----- Data extract

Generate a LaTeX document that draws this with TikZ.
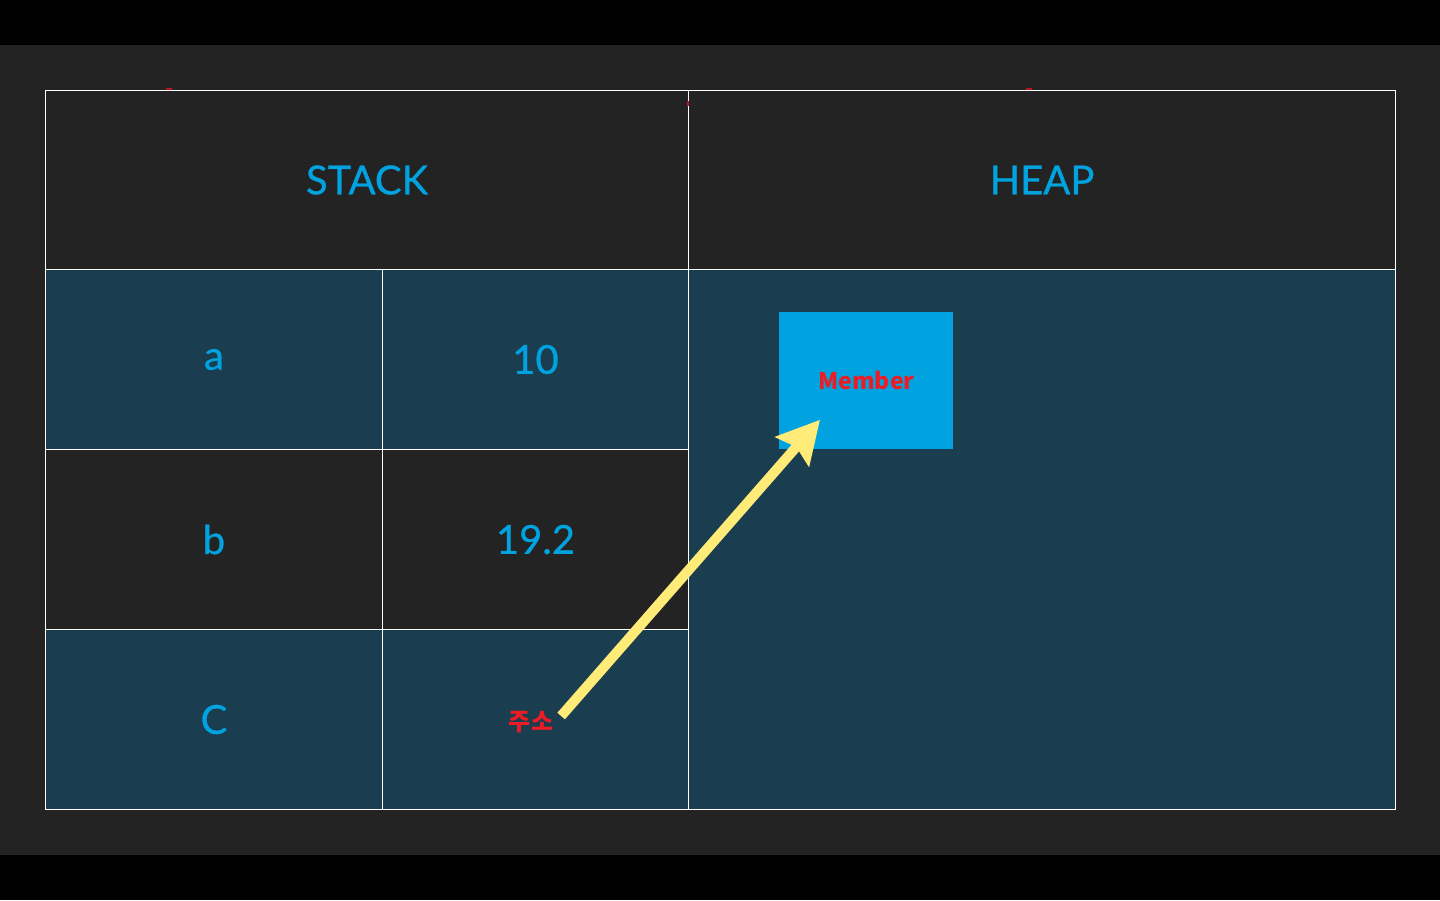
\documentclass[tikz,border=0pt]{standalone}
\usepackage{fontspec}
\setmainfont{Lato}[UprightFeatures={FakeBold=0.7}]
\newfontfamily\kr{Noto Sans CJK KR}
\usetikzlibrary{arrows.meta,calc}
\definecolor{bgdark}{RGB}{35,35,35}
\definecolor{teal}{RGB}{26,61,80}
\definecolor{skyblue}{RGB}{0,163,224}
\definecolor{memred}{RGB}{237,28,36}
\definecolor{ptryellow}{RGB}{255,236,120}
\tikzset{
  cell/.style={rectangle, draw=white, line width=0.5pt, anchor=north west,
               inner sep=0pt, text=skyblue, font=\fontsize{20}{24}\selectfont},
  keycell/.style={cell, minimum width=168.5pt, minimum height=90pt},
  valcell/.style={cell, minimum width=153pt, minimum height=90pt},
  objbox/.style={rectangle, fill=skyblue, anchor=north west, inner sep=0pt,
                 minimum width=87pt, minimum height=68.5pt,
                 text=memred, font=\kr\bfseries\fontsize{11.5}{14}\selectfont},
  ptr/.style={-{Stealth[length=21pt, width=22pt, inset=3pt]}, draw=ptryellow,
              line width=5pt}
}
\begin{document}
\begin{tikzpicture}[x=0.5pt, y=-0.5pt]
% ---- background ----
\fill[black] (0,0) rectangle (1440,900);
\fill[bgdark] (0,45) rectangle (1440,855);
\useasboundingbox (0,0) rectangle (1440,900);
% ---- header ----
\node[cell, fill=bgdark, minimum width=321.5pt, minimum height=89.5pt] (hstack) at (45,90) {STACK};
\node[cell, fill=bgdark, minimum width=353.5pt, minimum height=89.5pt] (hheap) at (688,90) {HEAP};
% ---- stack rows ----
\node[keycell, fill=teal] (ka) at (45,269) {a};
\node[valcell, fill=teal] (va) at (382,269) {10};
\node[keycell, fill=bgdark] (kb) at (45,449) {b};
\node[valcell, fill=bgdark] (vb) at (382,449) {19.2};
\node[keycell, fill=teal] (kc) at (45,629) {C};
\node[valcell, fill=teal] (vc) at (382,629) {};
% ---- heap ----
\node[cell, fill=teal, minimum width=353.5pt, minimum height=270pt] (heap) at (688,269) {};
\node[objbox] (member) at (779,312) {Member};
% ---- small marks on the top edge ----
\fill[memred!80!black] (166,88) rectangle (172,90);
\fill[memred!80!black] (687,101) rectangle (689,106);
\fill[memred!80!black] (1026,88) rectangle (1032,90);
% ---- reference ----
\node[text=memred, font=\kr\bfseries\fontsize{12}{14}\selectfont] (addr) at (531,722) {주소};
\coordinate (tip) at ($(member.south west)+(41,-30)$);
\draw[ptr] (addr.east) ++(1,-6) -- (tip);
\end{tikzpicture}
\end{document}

----------

Transcribe the whole listing, character for character, but not its images.

Generate a LaTeX document that draws this with TikZ.
\documentclass[tikz,border=0pt]{standalone}
\usepackage{fontspec}
\setmainfont{Lato}[UprightFeatures={FakeBold=0.7}]
\newfontfamily\kr{Noto Sans CJK KR}
\usetikzlibrary{arrows.meta,calc}
\definecolor{bgdark}{RGB}{35,35,35}
\definecolor{teal}{RGB}{26,61,80}
\definecolor{skyblue}{RGB}{0,163,224}
\definecolor{memred}{RGB}{237,28,36}
\definecolor{ptryellow}{RGB}{255,236,120}
\tikzset{
  cell/.style={rectangle, draw=white, line width=0.5pt, anchor=north west,
               inner sep=0pt, text=skyblue, font=\fontsize{20}{24}\selectfont},
  keycell/.style={cell, minimum width=168.5pt, minimum height=90pt},
  valcell/.style={cell, minimum width=153pt, minimum height=90pt},
  objbox/.style={rectangle, fill=skyblue, anchor=north west, inner sep=0pt,
                 minimum width=87pt, minimum height=68.5pt,
                 text=memred, font=\kr\bfseries\fontsize{11.5}{14}\selectfont},
  ptr/.style={-{Stealth[length=21pt, width=22pt, inset=3pt]}, draw=ptryellow,
              line width=5pt}
}
\begin{document}
\begin{tikzpicture}[x=0.5pt, y=-0.5pt]
% ---- background ----
\fill[black] (0,0) rectangle (1440,900);
\fill[bgdark] (0,45) rectangle (1440,855);
\useasboundingbox (0,0) rectangle (1440,900);
% ---- header ----
\node[cell, fill=bgdark, minimum width=321.5pt, minimum height=89.5pt] (hstack) at (45,90) {STACK};
\node[cell, fill=bgdark, minimum width=353.5pt, minimum height=89.5pt] (hheap) at (688,90) {HEAP};
% ---- stack rows ----
\node[keycell, fill=teal] (ka) at (45,269) {a};
\node[valcell, fill=teal] (va) at (382,269) {10};
\node[keycell, fill=bgdark] (kb) at (45,449) {b};
\node[valcell, fill=bgdark] (vb) at (382,449) {19.2};
\node[keycell, fill=teal] (kc) at (45,629) {C};
\node[valcell, fill=teal] (vc) at (382,629) {};
% ---- heap ----
\node[cell, fill=teal, minimum width=353.5pt, minimum height=270pt] (heap) at (688,269) {};
\node[objbox] (member) at (779,312) {Member};
% ---- small marks on the top edge ----
\fill[memred!80!black] (166,88) rectangle (172,90);
\fill[memred!80!black] (687,101) rectangle (689,106);
\fill[memred!80!black] (1026,88) rectangle (1032,90);
% ---- reference ----
\node[text=memred, font=\kr\bfseries\fontsize{12}{14}\selectfont] (addr) at (531,722) {주소};
\coordinate (tip) at ($(member.south west)+(41,-30)$);
\draw[ptr] (addr.east) ++(1,-6) -- (tip);
\end{tikzpicture}
\end{document}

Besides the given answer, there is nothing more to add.